Taking Moses for Granted

Some things are just so part of our culture that we take them for granted. I'm thinking of the things that make life decent and bearable—those things that make for a civil society. Most of the time, most of us, amble about our daily business with these things so deeply in the background that we hardly notice them. We notice them only when one of them is missing, or when one of them is broken.
Here's a list of the things we take for granted. They come from the third book of the Jewish Torah. Traditionally, it was thought that Moses wrote them (sixteenth century BCE or thereabouts). Scholars now tell us that it's much more likely that they were written in the sixth century BCE (which is significant, more below).
  • At least some of our stuff we should share with those who have little or no stuff
  • We shouldn't take other people's stuff
  • Nor cheat on transactions
  • It's bad form to tell lies to people
  • Making false oaths doesn't help
  • Defrauding your neighbor is bad
  • If you're a boss pay your workers on time
  • Care for those with disabilities—like those with hearing and seeing disabilities 
  • Don't be partial with regards to the application of the laws
  • Bad mouthing people is wrong
  • Don't take vengeance 
  • In summary: love your neighbor as you love yourself
It's easy to see how we take these things for granted if you imagine social life without them. Cheating, lying, stealing, broken promises, vengeance, not getting paid for work done—if everybody lived like that it would be something like the depressing future of many a Hollywood blockbuster.
The truth is that while we haven't got all these things worked out, all of the time, our species has gradually been working on them. We live neither in utopia nor dystopia. We do live in bearable societies with a great deal of civility.

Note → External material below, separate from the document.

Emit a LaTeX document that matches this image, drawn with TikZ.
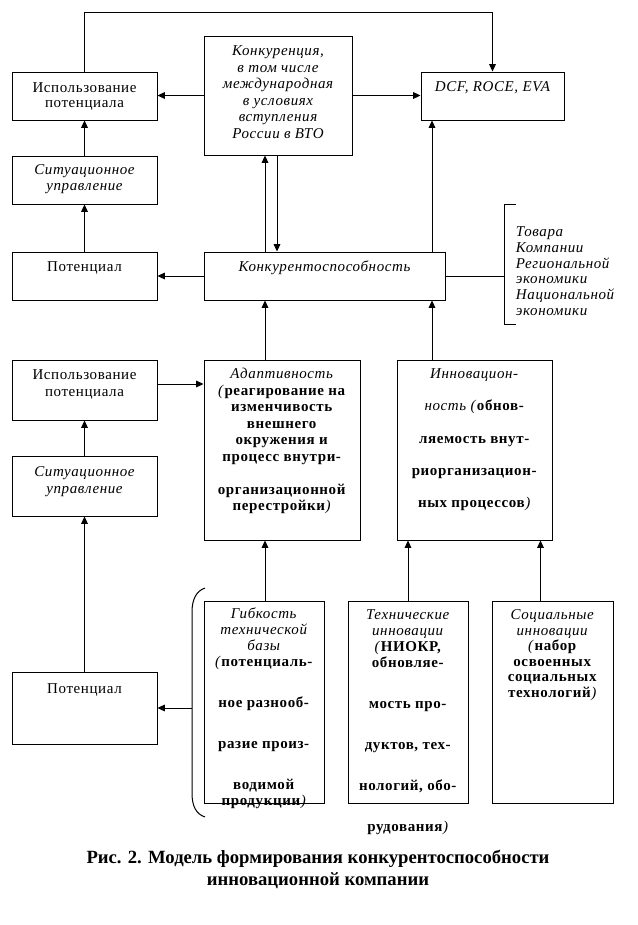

And it's all down to Moses (or the Jewish scholars of the sixth century, or Laozi and Confucius, or Guatama Budddha, and a bunch of other unknown sages and scholars, east and west).
The list of prescriptions for a decent social mix listed above arose during what philosopher and psychiatrist Karl Jaspers called the "Axial Age." Jaspers looked at all the world's cultures and concluded that something major happened for homo sapiens around 700-200 BCE. For some unknown reason across the globe, and seemingly independent from each other, the wise ones of all traditions came up with the a similar idea of what makes for a better world. 
The prescription can be summed up in the words attributed to Moses: "love your neighbor as yourself." This is a version of the Golden Rule, "Do to others what you would have them do to you." Or else, "Don't do to others what you don't want to happen to you." Remarkably, this very simple idea pops up all over the place round about the same time in world history. It has been taken up most helpfully by Karen Armstrong in several of her books. 
Not only is this "Axial Age thinking" the bedrock of civil society, it is also the foundation for social justice of every kind. We need social justice when society is lacking in just the areas of Moses' list.
What seems to happen is that in society we see a lack and work on it quite hard. The issue comes to the fore and becomes a major talking point. Take child labor in the early nineteenth century. It became clear—to a few wise folk at first—that having little children working long and hard in dangerous workplaces breaches several of the prescriptions in Moses' list. The wise ones brought it to the attention of others in society, and gradually things began to change. When the changes had occurred the issue retreats into the background and becomes part of the conventional wisdom. We now take it for granted that to work kids until they die is wrong. Or take vengeance, for instance. It was once the case that if someone wronged you, your best recourse was to go and wrong them back. In time we realized the foolishness of that way of living. We now don't do vengeance. We rely on the civility of law and order, and procedures, and precedents. We take it for granted.
Currently, we are wrestling with just how to care for the poor among us. We are wrestling with what makes for social justice, and hence civility, with regards to gay rights and marriage. We are wrestling with the bias toward the able bodied. Just how ought we to treat those with disabilities? We still wrestle with the injustice of racism. There is much work still to be done. 
If we continue in the way we have for the past 2,500 years, pretty soon these issues too will be resolved, fade into the background and become part of the conventional wisdom. But, much work lies ahead before that becomes the case.
Today, as I reflect on the the third book of the Jewish Torah, I am not taking Moses for granted.